The starter’s pistol was fired in 1965 with Gordon Moore’s bold prediction: The number of transistors in a given space would double each year, while the cost of each transistor would decrease, and its speed would increase. Forty years later the spirit of Moore’s Law still holds, and his company, Intel, remains at the heart of a revolution in speed that has altered our lives in ways we’ve yet to fully comprehend.
As computing power has grown, so has our access to information. For example, in 1998 Google had an index of 25 million pages. By the end of 2004 its index had grown to 8 billion pages—a 360-fold increase. And the speed? When I entered the search term “speed of business,” Google delivered 170 million citations in 0.2 seconds flat.
We now enjoy instant connectivity to our friends and business associates around the world, thanks to cell phones, instant messaging, and e-mail. We’re so connected that we risk becoming disconnected. For example, companies have cited “BlackBerrys under the table” as the biggest obstacle to coherent meetings.
We’ve learned not only to sneak our e-mails during meetings, but to talk on the phone, listen to music, read online documents, and converse with colleagues at the same time. At home we toggle between reading a magazine and listening to music, browsing the Web and watching a football game, cooking a casserole and catching up on world events. News programs no longer consider their offerings rich enough unless they cater to our multitasking habits with a continuous stream of stock quotes, late-breaking news, weather, and other items to activate the edges of our screens.
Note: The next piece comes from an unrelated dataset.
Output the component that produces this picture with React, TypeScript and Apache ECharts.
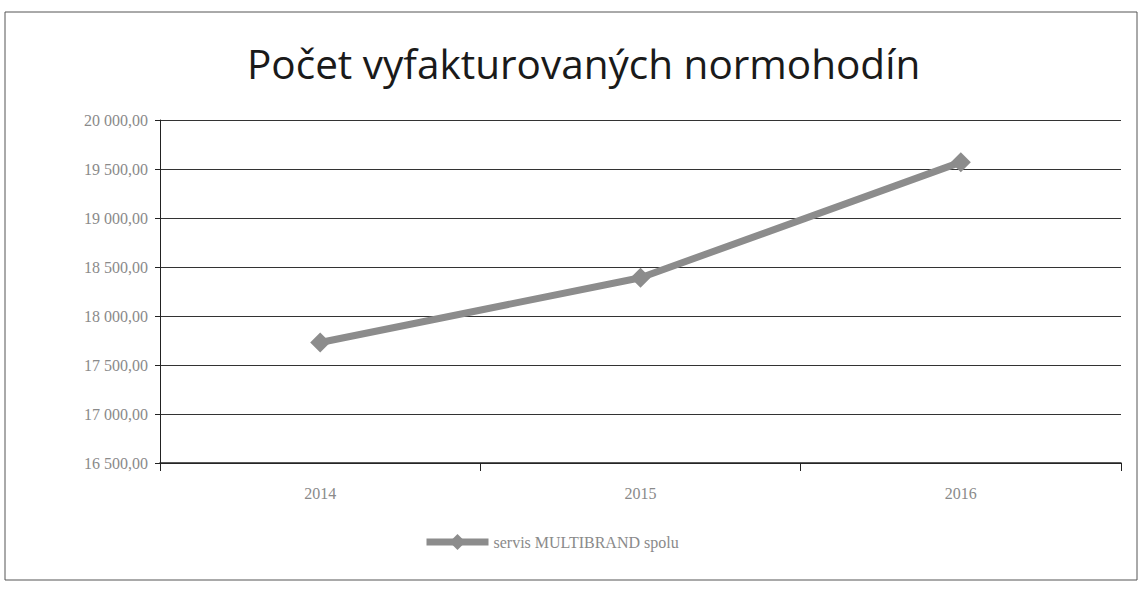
import React, { useEffect, useRef } from "react";
import * as echarts from "echarts";

const categories = ["2014", "2015", "2016"];
const values = [17730, 18390, 19570];
const seriesName = "servis MULTIBRAND spolu";
const titleText = "Počet vyfakturovaných normohodín";
const yMin = 16500;
const yMax = 20000;
const yStep = 500;

function fmt(v: number): string {
  const s = Math.round(v).toString();
  const t = s.replace(/\B(?=(\d{3})+(?!\d))/g, " ");
  return t + ",00";
}

export default function App() {
  const ref = useRef<HTMLDivElement>(null);
  useEffect(() => {
    if (!ref.current) return;
    const chart = echarts.init(ref.current, null, { renderer: "svg" });
    chart.setOption({
      animation: false,
      backgroundColor: "#ffffff",
      title: {
        text: titleText,
        left: 242,
        top: 38,
        textStyle: {
          fontFamily: "Open Sans",
          fontSize: 40.5,
          fontWeight: "normal",
          color: "#1a1a1a",
        },
      },
      grid: { left: 160, right: 20, top: 120, bottom: 126 },
      legend: {
        bottom: 34,
        left: 418,
        itemWidth: 62,
        itemHeight: 20,
        itemGap: 4,
        lineStyle: { width: 7 },
        textStyle: { fontFamily: "Liberation Serif", fontSize: 16, color: "#8a8a8a" },
        data: [seriesName],
      },
      xAxis: {
        type: "category",
        data: categories,
        boundaryGap: true,
        axisLine: { lineStyle: { color: "#222", width: 1.5 } },
        axisTick: { show: true, length: 8, lineStyle: { color: "#222" } },
        axisLabel: {
          margin: 22,
          fontFamily: "Liberation Serif",
          fontSize: 16,
          color: "#8a8a8a",
        },
      },
      yAxis: {
        type: "value",
        min: yMin,
        max: yMax,
        interval: yStep,
        axisLine: { show: true, lineStyle: { color: "#222", width: 1 } },
        axisTick: { show: true, length: 5, lineStyle: { color: "#222" } },
        axisLabel: {
          margin: 12,
          fontFamily: "Liberation Serif",
          fontSize: 16,
          color: "#8a8a8a",
          formatter: (v: number) => fmt(v),
        },
        splitLine: { show: true, lineStyle: { color: "#333", width: 1 } },
      },
      series: [
        {
          name: seriesName,
          type: "line",
          data: values,
          symbol: "diamond",
          symbolSize: 20,
          lineStyle: { color: "#8c8c8c", width: 7 },
          itemStyle: { color: "#8c8c8c" },
        },
      ],
      graphic: [
        {
          type: "rect",
          shape: { x: 5, y: 12, width: 1132, height: 568 },
          style: { fill: "none", stroke: "#555", lineWidth: 1 },
          silent: true,
        },
      ],
    });
    return () => chart.dispose();
  }, []);
  return (
    <div
      ref={ref}
      style={{ position: "fixed", left: 0, top: 0, width: 1141, height: 589 }}
    />
  );
}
Manufacturers have a need for speed as well. The winning manufacturer is no longer the one with the best product, but the one with the fastest supply chain. Author and supply-chain expert Rob Rodin explains that companies today have no choice but to connect to the “three insatiable demands of business—free, perfect, and now.” Helping make the “now” a reality are broadband computer networks, overnight delivery, RFID tags, and just-in-time processes. Manufacturing leaders such as Dell and Toyota have capitalized on what sociologist Alvin Toffler had predicted in 1965: “As business speeds up,” he said, “each unit of time will become more valuable.”
A century ago a visit to the store might have been an all-day trek, while today most of us can do our shopping right in our neighborhood. In 1986, before the big speed-up, America had more high schools than shopping centers. Today, shopping centers outnumber high schools by two to one. Inside those shopping centers, supermarkets stock more than three times the number of products they did in 1986, and innovations in checkout systems are getting customers through the line in less than half the previous time.
SPEED GETS UNDER YOUR SKIN. MOORE’S LAW HAS UNLEASHED AN ERA OF ACCELERATION IN WHICH TINY IDENTIFICATION CHIPS WILL PLAY A LARGE PART.
Before Moore’s Law, Americans were famous non-travelers, with around three million people going to Europe each year. Now, thanks to cheaper fares and a greater choice of airlines and airports, more than 11 million people go to Europe each year. Where do they stay? Possibly at one of the 54,000 hotels listed on Expedia.com. By shopping online they can quickly compare photos, descriptions, and prices, then book their hotels on the spot with a credit card.
Travel is expanding the borders of our eating habits as well. After visiting Europe, for example, we may develop a taste for Belon oysters. A seafood restaurant can then impress us by letting us know that our entree has been flown in fresh from Brittany. The oysters sitting on your plate tonight may have boarded a plane this morning.
McDonald’s, the king of fast food, has recently reduced the average meal-delivery time to 121 seconds. They plan to shave off another 15 seconds by adding an RFID check-out system that allows customers to pay without even touching their wallets. Some of us will still be impatient.